Aim of the exercise:
Give again, verbatim, the lines between the line that contains "Convert this diagram to TikZ code." and the line that contains "(xa) to (xb);", counting both ends. Pictures are excluded from the copy.

— BEGIN Input rows —

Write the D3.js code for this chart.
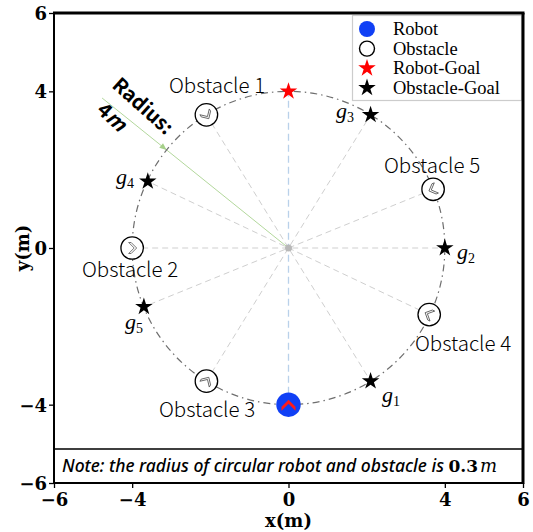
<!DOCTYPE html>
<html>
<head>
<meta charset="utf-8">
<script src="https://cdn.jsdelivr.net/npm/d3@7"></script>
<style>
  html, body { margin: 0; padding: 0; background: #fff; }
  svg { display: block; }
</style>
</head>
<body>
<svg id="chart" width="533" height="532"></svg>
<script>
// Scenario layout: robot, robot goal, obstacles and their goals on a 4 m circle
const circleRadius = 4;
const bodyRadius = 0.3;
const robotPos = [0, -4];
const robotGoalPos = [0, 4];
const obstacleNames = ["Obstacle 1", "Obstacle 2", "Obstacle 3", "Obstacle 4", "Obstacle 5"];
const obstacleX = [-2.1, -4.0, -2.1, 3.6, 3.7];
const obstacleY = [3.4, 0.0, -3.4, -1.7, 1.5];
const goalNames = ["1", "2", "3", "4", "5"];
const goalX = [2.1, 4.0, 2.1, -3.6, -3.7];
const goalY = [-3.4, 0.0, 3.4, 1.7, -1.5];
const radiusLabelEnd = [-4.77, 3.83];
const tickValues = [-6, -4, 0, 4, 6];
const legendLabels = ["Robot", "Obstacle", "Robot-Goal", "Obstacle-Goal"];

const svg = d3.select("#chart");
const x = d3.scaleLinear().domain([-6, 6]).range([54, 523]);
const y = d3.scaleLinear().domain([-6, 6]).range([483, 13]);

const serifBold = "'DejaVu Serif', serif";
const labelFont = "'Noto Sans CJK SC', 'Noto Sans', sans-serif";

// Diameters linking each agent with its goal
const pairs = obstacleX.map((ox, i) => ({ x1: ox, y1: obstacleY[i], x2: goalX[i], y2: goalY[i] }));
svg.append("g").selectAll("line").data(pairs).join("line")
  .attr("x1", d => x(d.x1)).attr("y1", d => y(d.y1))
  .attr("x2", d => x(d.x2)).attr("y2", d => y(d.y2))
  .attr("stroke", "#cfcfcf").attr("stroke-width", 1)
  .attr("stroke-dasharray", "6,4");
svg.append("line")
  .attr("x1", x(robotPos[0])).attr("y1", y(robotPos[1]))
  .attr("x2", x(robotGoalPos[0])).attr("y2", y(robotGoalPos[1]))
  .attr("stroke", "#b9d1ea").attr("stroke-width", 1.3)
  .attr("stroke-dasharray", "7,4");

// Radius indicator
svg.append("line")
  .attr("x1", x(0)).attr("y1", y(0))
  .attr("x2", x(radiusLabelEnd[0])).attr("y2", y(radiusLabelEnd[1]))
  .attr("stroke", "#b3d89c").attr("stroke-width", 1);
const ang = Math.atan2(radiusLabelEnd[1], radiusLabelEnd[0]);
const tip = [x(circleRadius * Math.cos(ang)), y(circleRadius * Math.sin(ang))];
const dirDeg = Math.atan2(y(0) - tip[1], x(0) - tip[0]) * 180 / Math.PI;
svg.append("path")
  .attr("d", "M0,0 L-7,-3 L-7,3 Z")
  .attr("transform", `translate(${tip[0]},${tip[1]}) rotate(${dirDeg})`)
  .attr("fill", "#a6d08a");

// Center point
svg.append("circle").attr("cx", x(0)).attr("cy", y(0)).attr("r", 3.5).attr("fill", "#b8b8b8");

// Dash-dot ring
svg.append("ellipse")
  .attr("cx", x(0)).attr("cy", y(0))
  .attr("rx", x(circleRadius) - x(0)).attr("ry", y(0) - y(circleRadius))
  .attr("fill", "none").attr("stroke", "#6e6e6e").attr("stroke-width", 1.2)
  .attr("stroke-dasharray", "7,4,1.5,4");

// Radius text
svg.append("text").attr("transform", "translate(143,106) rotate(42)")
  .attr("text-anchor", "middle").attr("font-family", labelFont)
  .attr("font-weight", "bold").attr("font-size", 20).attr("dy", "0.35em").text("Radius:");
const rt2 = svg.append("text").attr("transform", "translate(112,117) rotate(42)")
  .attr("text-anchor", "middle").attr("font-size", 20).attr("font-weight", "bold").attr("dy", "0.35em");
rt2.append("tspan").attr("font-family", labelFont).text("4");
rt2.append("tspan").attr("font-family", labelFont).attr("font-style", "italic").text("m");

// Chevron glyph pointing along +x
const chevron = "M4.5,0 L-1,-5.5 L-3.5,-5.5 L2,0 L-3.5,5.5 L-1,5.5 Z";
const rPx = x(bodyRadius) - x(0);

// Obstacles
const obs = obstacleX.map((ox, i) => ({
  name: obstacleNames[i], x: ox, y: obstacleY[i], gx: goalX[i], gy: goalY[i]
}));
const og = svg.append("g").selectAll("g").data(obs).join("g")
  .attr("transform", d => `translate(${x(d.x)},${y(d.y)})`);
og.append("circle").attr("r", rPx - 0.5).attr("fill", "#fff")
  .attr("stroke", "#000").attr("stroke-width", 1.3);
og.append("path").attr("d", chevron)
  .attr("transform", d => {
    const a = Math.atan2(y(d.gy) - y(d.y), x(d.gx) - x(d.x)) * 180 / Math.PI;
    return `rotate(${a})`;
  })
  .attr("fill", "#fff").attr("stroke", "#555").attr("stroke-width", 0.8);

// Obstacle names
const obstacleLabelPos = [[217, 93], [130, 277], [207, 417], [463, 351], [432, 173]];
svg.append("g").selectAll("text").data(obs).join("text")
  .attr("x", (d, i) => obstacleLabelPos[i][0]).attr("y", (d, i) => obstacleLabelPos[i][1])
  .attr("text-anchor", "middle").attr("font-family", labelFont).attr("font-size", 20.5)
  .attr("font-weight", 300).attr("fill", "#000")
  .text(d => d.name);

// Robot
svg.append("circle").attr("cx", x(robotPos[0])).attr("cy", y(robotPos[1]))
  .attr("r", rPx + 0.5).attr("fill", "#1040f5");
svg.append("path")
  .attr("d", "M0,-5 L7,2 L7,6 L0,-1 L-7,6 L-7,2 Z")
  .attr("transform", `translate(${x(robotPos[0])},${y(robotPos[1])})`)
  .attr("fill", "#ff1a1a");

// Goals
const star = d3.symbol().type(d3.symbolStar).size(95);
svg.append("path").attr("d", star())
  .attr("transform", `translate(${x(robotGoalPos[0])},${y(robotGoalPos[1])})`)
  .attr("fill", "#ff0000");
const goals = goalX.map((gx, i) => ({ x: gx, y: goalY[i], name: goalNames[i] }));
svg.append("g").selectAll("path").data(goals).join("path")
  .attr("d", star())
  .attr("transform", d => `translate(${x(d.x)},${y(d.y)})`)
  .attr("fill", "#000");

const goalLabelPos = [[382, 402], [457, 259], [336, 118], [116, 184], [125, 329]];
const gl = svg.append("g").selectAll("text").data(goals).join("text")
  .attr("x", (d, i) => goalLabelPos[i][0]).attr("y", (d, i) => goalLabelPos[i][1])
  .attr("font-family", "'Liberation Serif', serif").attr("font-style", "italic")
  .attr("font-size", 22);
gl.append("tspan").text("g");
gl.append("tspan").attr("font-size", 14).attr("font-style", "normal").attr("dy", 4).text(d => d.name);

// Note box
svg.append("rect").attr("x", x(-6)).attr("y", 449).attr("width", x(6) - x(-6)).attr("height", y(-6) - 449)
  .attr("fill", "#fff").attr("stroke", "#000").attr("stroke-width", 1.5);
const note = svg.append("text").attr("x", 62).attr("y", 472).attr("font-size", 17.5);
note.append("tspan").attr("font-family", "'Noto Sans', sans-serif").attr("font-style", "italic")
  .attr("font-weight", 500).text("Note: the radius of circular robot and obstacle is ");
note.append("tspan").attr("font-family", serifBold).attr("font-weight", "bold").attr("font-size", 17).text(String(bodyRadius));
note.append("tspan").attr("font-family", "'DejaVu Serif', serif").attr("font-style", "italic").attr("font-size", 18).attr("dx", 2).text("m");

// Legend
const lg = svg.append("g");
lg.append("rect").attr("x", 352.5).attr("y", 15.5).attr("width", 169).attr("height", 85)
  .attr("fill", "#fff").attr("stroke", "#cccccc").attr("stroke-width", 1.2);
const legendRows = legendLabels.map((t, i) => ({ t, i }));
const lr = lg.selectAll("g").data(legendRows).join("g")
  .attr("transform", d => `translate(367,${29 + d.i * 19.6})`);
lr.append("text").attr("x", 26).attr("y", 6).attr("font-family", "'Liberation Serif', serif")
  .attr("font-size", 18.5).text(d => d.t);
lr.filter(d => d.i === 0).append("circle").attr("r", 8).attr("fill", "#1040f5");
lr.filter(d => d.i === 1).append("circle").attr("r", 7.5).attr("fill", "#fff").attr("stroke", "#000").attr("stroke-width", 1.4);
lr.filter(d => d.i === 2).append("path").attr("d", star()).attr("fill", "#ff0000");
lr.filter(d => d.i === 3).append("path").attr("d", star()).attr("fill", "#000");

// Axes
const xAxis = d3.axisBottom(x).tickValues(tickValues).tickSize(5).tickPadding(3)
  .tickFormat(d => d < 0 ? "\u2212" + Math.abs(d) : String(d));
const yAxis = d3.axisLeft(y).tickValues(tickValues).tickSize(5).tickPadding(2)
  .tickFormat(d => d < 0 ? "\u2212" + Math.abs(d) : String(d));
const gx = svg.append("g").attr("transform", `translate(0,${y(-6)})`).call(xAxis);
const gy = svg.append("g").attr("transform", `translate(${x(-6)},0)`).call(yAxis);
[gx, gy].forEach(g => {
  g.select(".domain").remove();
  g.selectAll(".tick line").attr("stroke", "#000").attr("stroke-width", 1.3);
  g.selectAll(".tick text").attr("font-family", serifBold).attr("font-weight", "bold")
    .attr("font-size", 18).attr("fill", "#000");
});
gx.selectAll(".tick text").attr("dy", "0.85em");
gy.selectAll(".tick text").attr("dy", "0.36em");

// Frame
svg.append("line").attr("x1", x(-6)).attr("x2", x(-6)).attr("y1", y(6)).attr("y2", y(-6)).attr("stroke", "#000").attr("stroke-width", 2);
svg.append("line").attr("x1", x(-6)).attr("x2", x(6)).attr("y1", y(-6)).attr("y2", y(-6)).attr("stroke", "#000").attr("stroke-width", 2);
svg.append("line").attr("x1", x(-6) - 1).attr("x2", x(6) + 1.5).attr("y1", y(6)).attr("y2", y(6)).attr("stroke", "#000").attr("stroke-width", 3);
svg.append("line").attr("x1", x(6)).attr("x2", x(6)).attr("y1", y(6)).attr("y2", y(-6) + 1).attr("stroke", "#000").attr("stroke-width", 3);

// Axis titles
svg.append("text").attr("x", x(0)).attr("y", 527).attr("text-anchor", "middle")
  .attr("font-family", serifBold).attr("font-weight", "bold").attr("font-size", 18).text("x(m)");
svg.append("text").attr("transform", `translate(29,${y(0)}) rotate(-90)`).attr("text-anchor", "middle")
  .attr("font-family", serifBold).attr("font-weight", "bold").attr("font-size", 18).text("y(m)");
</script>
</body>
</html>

— END Input rows —
— BEGIN Input rows —

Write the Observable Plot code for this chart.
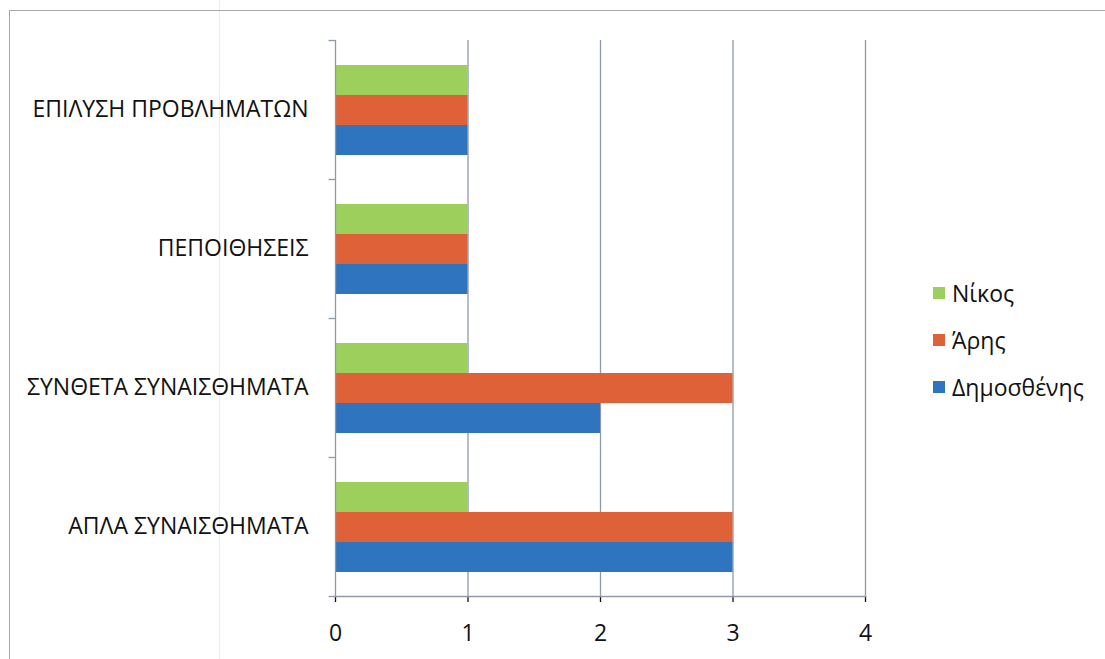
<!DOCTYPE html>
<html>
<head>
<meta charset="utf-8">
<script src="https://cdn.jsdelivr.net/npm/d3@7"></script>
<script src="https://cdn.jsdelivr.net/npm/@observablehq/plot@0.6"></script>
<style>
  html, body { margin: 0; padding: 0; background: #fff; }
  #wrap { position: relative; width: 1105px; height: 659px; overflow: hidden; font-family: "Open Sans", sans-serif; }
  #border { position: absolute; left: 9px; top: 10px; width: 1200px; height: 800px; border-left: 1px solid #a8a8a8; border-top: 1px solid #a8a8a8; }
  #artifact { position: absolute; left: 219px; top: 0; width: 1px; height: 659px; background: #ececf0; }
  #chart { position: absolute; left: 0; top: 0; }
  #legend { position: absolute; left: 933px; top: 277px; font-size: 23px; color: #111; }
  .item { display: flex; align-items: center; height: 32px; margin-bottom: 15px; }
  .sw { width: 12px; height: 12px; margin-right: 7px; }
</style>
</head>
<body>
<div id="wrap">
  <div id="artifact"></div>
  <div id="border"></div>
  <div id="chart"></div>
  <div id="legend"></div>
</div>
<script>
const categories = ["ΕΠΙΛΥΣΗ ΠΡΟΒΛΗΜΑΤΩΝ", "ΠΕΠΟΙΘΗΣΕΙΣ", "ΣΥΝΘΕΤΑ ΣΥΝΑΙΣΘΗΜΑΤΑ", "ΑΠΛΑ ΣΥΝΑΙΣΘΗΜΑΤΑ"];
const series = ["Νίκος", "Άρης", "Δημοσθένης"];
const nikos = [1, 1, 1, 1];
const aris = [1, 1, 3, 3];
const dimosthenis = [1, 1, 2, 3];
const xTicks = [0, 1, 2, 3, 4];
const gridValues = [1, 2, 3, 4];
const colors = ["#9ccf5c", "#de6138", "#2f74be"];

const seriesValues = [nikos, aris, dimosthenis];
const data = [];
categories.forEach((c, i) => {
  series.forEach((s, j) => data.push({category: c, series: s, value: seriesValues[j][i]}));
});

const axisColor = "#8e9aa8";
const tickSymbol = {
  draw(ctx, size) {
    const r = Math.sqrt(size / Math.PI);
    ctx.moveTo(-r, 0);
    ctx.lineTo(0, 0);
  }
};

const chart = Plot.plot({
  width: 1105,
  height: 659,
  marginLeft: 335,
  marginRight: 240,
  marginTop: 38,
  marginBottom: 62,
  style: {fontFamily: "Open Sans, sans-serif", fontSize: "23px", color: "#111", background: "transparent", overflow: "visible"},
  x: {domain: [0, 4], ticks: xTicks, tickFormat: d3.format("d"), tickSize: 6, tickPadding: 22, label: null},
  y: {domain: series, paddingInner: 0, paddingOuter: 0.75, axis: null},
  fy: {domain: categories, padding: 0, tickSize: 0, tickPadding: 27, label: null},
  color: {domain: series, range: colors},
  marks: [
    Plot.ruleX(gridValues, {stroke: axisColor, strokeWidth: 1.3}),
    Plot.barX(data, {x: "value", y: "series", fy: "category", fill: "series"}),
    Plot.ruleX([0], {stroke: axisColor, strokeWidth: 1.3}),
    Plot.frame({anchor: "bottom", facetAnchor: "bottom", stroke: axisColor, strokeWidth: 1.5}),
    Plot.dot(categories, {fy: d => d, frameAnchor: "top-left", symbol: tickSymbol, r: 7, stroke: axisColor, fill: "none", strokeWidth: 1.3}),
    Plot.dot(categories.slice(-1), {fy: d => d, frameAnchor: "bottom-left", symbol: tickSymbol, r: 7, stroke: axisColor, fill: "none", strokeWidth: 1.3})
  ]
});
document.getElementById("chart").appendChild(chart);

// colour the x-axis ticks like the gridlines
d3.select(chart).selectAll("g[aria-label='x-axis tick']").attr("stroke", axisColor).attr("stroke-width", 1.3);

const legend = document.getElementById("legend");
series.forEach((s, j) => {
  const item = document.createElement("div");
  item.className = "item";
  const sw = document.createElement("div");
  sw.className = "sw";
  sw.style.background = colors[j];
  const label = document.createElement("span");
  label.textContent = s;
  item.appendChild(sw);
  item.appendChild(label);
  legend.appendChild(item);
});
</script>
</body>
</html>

— END Input rows —
— BEGIN Input rows —

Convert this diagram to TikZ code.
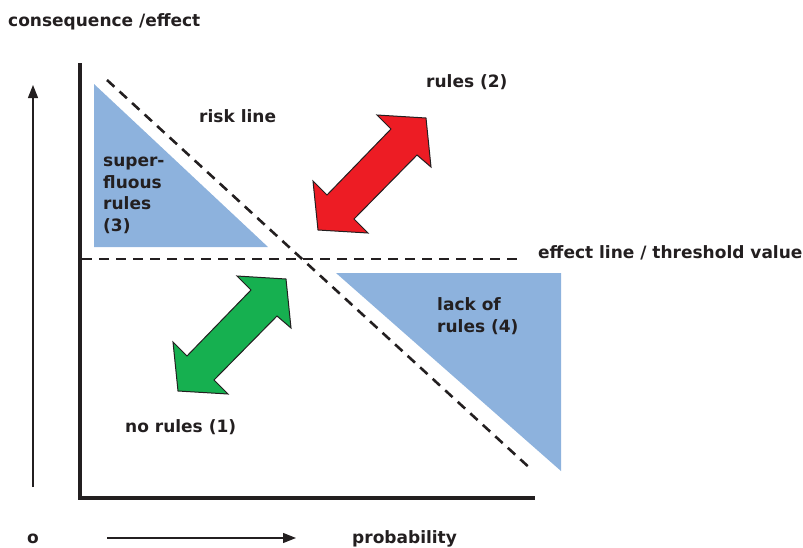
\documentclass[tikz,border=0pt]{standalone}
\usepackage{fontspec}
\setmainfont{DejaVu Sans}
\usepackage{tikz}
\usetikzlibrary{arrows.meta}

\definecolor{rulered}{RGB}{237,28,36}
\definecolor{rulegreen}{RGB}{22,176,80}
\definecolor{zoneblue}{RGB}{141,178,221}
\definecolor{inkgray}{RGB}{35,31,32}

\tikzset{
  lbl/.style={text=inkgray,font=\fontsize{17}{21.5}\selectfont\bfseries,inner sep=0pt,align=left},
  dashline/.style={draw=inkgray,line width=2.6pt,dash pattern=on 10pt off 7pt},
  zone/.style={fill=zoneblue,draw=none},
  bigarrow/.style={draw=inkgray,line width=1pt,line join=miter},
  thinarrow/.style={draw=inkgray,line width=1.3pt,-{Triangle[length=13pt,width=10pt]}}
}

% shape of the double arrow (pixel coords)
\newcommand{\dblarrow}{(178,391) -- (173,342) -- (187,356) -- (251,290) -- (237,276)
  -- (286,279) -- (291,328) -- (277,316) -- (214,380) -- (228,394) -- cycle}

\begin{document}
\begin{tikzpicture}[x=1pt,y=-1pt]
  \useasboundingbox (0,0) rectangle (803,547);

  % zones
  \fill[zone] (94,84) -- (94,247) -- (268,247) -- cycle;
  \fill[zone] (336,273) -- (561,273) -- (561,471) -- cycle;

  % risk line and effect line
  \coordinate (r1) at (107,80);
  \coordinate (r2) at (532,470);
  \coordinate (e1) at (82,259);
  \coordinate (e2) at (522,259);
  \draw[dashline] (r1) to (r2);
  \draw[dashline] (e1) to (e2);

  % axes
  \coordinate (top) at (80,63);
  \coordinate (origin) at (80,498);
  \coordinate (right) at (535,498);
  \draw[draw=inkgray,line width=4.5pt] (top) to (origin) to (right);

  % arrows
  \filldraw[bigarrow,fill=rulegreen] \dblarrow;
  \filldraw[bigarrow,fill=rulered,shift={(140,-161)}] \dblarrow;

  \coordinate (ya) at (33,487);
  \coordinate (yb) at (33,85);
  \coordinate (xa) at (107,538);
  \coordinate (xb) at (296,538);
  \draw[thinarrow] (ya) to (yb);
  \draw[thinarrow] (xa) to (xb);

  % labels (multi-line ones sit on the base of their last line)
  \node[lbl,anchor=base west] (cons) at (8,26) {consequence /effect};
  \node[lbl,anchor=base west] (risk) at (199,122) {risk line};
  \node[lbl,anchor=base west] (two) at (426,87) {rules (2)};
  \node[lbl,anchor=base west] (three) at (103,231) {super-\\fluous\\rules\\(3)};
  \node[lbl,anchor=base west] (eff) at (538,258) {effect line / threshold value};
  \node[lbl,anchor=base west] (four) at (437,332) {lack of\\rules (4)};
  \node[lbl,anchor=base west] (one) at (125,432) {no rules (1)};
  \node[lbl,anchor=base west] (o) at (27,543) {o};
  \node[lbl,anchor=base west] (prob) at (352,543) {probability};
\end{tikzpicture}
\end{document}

— END Input rows —

Written reply:
Convert this diagram to TikZ code.
\documentclass[tikz,border=0pt]{standalone}
\usepackage{fontspec}
\setmainfont{DejaVu Sans}
\usepackage{tikz}
\usetikzlibrary{arrows.meta}

\definecolor{rulered}{RGB}{237,28,36}
\definecolor{rulegreen}{RGB}{22,176,80}
\definecolor{zoneblue}{RGB}{141,178,221}
\definecolor{inkgray}{RGB}{35,31,32}

\tikzset{
  lbl/.style={text=inkgray,font=\fontsize{17}{21.5}\selectfont\bfseries,inner sep=0pt,align=left},
  dashline/.style={draw=inkgray,line width=2.6pt,dash pattern=on 10pt off 7pt},
  zone/.style={fill=zoneblue,draw=none},
  bigarrow/.style={draw=inkgray,line width=1pt,line join=miter},
  thinarrow/.style={draw=inkgray,line width=1.3pt,-{Triangle[length=13pt,width=10pt]}}
}

% shape of the double arrow (pixel coords)
\newcommand{\dblarrow}{(178,391) -- (173,342) -- (187,356) -- (251,290) -- (237,276)
  -- (286,279) -- (291,328) -- (277,316) -- (214,380) -- (228,394) -- cycle}

\begin{document}
\begin{tikzpicture}[x=1pt,y=-1pt]
  \useasboundingbox (0,0) rectangle (803,547);

  % zones
  \fill[zone] (94,84) -- (94,247) -- (268,247) -- cycle;
  \fill[zone] (336,273) -- (561,273) -- (561,471) -- cycle;

  % risk line and effect line
  \coordinate (r1) at (107,80);
  \coordinate (r2) at (532,470);
  \coordinate (e1) at (82,259);
  \coordinate (e2) at (522,259);
  \draw[dashline] (r1) to (r2);
  \draw[dashline] (e1) to (e2);

  % axes
  \coordinate (top) at (80,63);
  \coordinate (origin) at (80,498);
  \coordinate (right) at (535,498);
  \draw[draw=inkgray,line width=4.5pt] (top) to (origin) to (right);

  % arrows
  \filldraw[bigarrow,fill=rulegreen] \dblarrow;
  \filldraw[bigarrow,fill=rulered,shift={(140,-161)}] \dblarrow;

  \coordinate (ya) at (33,487);
  \coordinate (yb) at (33,85);
  \coordinate (xa) at (107,538);
  \coordinate (xb) at (296,538);
  \draw[thinarrow] (ya) to (yb);
  \draw[thinarrow] (xa) to (xb);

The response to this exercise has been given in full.